What to work on:
Exactly as written, set down the lines from the top of the entries through the line bearing "var errData = categories.map(function", with every picture left out.

— begin Data for processing —

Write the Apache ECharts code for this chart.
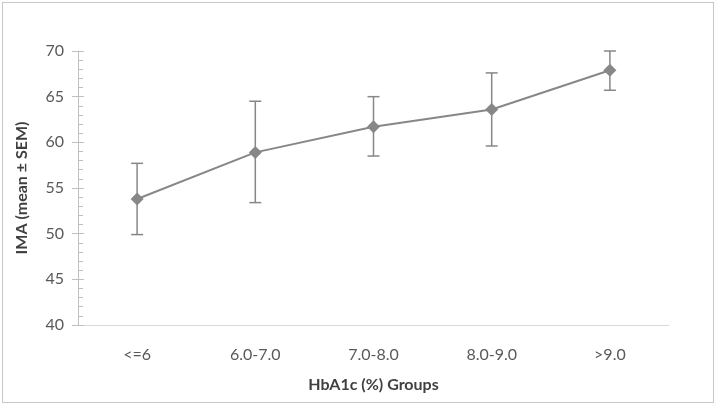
<!DOCTYPE html>
<html>
<head>
<meta charset="utf-8">
<script src="https://cdn.jsdelivr.net/npm/echarts@6/dist/echarts.min.js"></script>
<style>
  html, body { margin: 0; padding: 0; background: #fff; }
  #chart { position: absolute; left: 2px; top: 2px; width: 710px; height: 399px; border: 1px solid #c8c8c8; }
</style>
</head>
<body>
<div id="chart"></div>
<script>
// HbA1c groups and IMA values (mean, lower, upper)
var categories = ["<=6", "6.0-7.0", "7.0-8.0", "8.0-9.0", ">9.0"];
var means = [53.8, 58.9, 61.7, 63.6, 67.9];
var lower = [49.9, 53.4, 58.5, 59.6, 65.7];
var upper = [57.7, 64.5, 65.0, 67.6, 70.0];
var yTicks = [40, 45, 50, 55, 60, 65, 70];

var myChart = echarts.init(document.getElementById("chart"));
var grey = "#878787";
var errData = categories.map(function (c, i) { return [i, lower[i], upper[i]]; });

myChart.setOption({
  animation: false,
  grid: { left: 75, right: 44, top: 48, bottom: 77 },
  xAxis: {
    type: "category",
    data: categories,
    axisLine: { lineStyle: { color: "#d9d9d9", width: 1 } },
    axisTick: { show: false },
    axisLabel: { color: "#595959", fontSize: 16, fontFamily: "Lato", margin: 22 },
    name: "HbA1c (%) Groups",
    nameLocation: "middle",
    nameGap: 52,
    nameTextStyle: { color: "#404040", fontSize: 16, fontWeight: "bold", fontFamily: "Lato" }
  },
  yAxis: [
    {
      type: "value",
      min: yTicks[0],
      max: yTicks[yTicks.length - 1],
      interval: 5,
      axisLine: { show: true, lineStyle: { color: "#bfbfbf" } },
      axisTick: { show: true, inside: true, length: 6, lineStyle: { color: "#bfbfbf" } },
      minorTick: { show: true, splitNumber: 5, length: 5, lineStyle: { color: "#bfbfbf" } },
      splitLine: { show: false },
      axisLabel: { color: "#595959", fontSize: 16, fontFamily: "Lato", margin: 14 },
      name: "IMA (mean \u00b1 SEM)",
      nameLocation: "middle",
      nameGap: 48,
      nameRotate: 90,
      nameTextStyle: { color: "#404040", fontSize: 16, fontWeight: "bold", fontFamily: "Lato" }
    },
    {
      type: "value",
      position: "left",
      min: yTicks[0],
      max: yTicks[yTicks.length - 1],
      interval: 5,
      axisLine: { show: false },
      axisTick: { show: true, length: 6, lineStyle: { color: "#bfbfbf" } },
      axisLabel: { show: false },
      splitLine: { show: false }
    }
  ],
  series: [
    {
      type: "custom",
      renderItem: function (params, api) {
        var lo = api.coord([api.value(0), api.value(1)]);
        var hi = api.coord([api.value(0), api.value(2)]);
        var w = 6;
        var st = { stroke: grey, lineWidth: 1.5, fill: null };
        return {
          type: "group",
          children: [
            { type: "line", shape: { x1: lo[0], y1: lo[1], x2: hi[0], y2: hi[1] }, style: st },
            { type: "line", shape: { x1: lo[0] - w, y1: lo[1], x2: lo[0] + w, y2: lo[1] }, style: st },
            { type: "line", shape: { x1: hi[0] - w, y1: hi[1], x2: hi[0] + w, y2: hi[1] }, style: st }
          ]
        };
      },
      encode: { x: 0, y: [1, 2] },
      data: errData,
      z: 2
    },
    {
      type: "line",
      data: means,
      symbol: "diamond",
      symbolSize: 13,
      lineStyle: { color: grey, width: 2 },
      itemStyle: { color: grey },
      z: 3
    }
  ]
});
window.onresize = function () { myChart.resize(); };
</script>
</body>
</html>
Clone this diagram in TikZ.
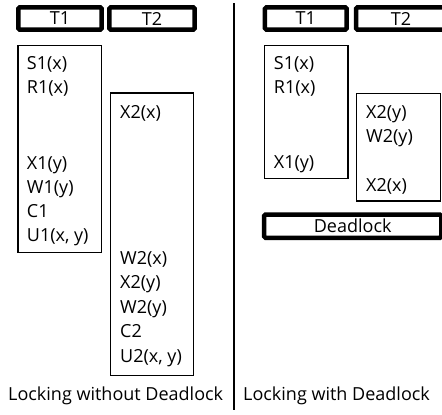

— end Data for processing —

Solution to this exercise:
Write the Apache ECharts code for this chart.
<!DOCTYPE html>
<html>
<head>
<meta charset="utf-8">
<script src="https://cdn.jsdelivr.net/npm/echarts@6/dist/echarts.min.js"></script>
<style>
  html, body { margin: 0; padding: 0; background: #fff; }
  #chart { position: absolute; left: 2px; top: 2px; width: 710px; height: 399px; border: 1px solid #c8c8c8; }
</style>
</head>
<body>
<div id="chart"></div>
<script>
// HbA1c groups and IMA values (mean, lower, upper)
var categories = ["<=6", "6.0-7.0", "7.0-8.0", "8.0-9.0", ">9.0"];
var means = [53.8, 58.9, 61.7, 63.6, 67.9];
var lower = [49.9, 53.4, 58.5, 59.6, 65.7];
var upper = [57.7, 64.5, 65.0, 67.6, 70.0];
var yTicks = [40, 45, 50, 55, 60, 65, 70];

var myChart = echarts.init(document.getElementById("chart"));
var grey = "#878787";
var errData = categories.map(function (c, i) { return [i, lower[i], upper[i]]; });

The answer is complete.